_TASK BRIEF_
For the listing below, give the number of lines in which "chart" occurs. Add nothing.

<<<<

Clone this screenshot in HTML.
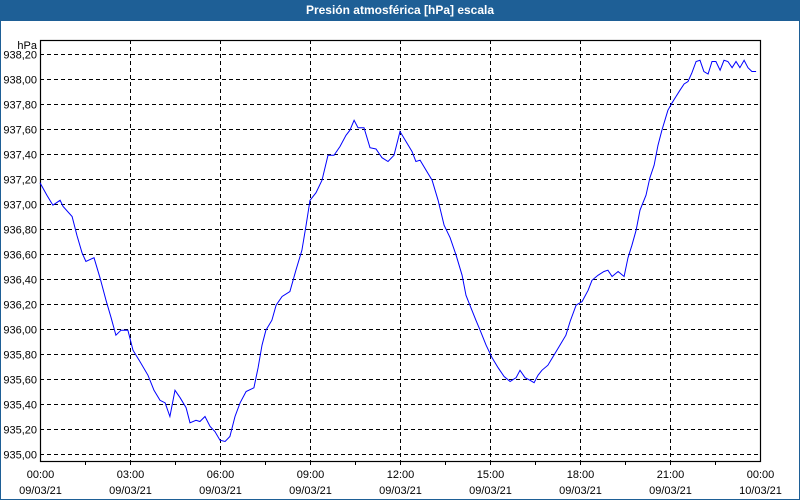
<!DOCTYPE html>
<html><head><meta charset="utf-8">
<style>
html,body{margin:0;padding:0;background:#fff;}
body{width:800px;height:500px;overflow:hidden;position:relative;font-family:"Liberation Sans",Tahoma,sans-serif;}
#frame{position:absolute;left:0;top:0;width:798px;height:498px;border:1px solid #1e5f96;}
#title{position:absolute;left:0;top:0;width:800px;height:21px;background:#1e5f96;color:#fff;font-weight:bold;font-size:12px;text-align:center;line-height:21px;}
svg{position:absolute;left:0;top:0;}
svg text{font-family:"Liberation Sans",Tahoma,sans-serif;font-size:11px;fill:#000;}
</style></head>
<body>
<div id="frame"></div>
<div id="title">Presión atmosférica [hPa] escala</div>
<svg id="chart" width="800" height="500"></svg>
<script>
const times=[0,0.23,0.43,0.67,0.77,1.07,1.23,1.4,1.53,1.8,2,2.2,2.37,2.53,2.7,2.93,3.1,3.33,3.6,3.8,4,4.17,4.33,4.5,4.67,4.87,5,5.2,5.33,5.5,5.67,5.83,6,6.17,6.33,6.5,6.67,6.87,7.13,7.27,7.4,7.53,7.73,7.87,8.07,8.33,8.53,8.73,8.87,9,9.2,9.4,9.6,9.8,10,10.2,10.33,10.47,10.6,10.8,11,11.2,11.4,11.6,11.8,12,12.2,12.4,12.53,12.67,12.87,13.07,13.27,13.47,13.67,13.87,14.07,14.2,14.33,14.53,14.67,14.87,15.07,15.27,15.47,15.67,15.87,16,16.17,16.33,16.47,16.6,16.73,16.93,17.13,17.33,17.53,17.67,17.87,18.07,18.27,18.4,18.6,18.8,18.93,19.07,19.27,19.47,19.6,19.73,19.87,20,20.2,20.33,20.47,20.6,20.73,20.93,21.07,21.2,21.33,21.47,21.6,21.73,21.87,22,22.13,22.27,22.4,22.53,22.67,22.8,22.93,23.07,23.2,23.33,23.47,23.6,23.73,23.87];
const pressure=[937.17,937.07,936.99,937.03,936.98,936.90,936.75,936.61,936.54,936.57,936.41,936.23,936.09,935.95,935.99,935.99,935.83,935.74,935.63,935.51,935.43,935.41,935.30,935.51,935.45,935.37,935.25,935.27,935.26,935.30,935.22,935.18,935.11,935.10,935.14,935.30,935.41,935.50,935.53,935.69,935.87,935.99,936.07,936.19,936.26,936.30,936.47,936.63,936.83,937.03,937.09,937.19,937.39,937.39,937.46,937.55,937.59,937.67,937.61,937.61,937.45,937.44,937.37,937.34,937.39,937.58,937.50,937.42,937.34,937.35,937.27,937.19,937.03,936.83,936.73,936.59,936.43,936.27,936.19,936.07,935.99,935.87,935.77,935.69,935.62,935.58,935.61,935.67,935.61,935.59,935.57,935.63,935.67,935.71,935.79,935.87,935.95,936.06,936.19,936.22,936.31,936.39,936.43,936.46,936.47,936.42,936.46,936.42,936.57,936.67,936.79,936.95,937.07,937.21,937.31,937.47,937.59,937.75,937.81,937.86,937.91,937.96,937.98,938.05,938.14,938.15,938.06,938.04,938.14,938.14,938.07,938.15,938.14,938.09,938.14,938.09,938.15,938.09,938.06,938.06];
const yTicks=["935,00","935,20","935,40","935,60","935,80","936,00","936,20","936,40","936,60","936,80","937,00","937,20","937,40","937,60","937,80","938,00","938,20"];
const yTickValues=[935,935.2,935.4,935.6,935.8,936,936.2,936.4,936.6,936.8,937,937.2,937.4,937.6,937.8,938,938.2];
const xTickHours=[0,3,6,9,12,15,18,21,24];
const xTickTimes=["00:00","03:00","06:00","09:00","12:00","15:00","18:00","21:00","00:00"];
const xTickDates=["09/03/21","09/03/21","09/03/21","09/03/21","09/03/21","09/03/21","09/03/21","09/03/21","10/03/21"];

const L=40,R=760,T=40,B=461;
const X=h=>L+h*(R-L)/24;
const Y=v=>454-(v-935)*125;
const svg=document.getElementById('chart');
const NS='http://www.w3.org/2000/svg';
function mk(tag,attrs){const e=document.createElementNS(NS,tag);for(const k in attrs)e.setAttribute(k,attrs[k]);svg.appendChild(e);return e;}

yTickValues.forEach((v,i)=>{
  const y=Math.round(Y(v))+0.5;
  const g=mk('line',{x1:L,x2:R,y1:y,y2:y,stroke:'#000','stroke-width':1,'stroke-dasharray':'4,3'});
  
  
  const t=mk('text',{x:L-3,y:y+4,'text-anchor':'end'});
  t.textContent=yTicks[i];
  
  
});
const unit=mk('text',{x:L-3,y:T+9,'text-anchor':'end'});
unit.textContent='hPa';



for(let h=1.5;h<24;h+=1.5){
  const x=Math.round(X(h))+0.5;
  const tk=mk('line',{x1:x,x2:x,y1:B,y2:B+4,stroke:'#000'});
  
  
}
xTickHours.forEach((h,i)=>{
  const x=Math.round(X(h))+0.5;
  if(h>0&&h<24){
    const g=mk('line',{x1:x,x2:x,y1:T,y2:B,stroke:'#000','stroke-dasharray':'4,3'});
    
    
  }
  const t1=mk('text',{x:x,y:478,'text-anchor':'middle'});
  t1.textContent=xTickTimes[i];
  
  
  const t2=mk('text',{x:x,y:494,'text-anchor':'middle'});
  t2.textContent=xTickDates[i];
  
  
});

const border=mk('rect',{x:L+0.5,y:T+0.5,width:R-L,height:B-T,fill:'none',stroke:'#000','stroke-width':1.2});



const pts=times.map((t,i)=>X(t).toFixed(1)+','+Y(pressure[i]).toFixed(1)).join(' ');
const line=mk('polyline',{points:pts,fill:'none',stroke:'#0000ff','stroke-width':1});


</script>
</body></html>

>>>>
<<<<

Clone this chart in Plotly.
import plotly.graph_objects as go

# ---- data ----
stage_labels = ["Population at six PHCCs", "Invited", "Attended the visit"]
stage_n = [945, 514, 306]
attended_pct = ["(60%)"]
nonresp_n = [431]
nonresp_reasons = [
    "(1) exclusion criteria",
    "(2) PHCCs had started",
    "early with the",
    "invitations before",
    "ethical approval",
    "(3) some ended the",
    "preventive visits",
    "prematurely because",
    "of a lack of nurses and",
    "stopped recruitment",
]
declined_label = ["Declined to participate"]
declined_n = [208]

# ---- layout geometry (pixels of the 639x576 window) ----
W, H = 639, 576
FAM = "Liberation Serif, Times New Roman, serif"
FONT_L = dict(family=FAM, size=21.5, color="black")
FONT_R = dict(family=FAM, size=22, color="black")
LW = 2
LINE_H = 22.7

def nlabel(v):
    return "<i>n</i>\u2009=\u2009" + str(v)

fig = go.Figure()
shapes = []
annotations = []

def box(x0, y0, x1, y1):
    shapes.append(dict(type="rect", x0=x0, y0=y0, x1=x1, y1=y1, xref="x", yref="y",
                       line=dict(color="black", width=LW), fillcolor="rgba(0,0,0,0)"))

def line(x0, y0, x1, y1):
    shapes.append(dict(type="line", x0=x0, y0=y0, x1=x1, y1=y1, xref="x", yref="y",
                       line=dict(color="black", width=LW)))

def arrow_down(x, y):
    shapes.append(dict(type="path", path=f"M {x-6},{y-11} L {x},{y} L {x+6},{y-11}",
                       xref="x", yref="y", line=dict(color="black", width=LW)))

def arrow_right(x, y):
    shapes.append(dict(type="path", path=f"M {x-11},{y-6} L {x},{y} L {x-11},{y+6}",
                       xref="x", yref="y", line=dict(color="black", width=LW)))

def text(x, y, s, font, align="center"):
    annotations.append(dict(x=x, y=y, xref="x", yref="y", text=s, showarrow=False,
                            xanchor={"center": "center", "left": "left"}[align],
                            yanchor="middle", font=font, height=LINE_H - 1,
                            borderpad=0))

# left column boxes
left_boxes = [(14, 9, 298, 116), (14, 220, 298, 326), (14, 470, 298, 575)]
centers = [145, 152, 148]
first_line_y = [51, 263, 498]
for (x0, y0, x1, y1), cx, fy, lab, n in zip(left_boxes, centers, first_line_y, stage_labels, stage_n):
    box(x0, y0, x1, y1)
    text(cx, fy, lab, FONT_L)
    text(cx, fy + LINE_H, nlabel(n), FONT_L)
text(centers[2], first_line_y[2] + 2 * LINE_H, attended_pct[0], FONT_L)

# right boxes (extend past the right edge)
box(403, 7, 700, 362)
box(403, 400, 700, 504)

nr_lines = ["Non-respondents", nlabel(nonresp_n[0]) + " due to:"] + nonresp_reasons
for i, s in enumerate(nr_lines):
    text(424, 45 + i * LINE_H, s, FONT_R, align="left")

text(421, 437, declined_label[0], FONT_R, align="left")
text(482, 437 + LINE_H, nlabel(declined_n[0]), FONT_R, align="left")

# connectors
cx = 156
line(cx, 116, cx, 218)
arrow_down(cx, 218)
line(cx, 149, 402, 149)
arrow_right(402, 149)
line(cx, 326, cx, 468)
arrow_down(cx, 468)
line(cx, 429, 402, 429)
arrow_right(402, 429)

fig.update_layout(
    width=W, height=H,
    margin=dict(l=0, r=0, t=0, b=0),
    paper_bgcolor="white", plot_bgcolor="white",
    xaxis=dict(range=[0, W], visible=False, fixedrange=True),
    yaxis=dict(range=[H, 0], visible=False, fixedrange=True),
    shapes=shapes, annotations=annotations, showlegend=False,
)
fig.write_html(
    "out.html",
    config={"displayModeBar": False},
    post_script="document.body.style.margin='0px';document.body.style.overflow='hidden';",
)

>>>>

_FINAL RESULT_
3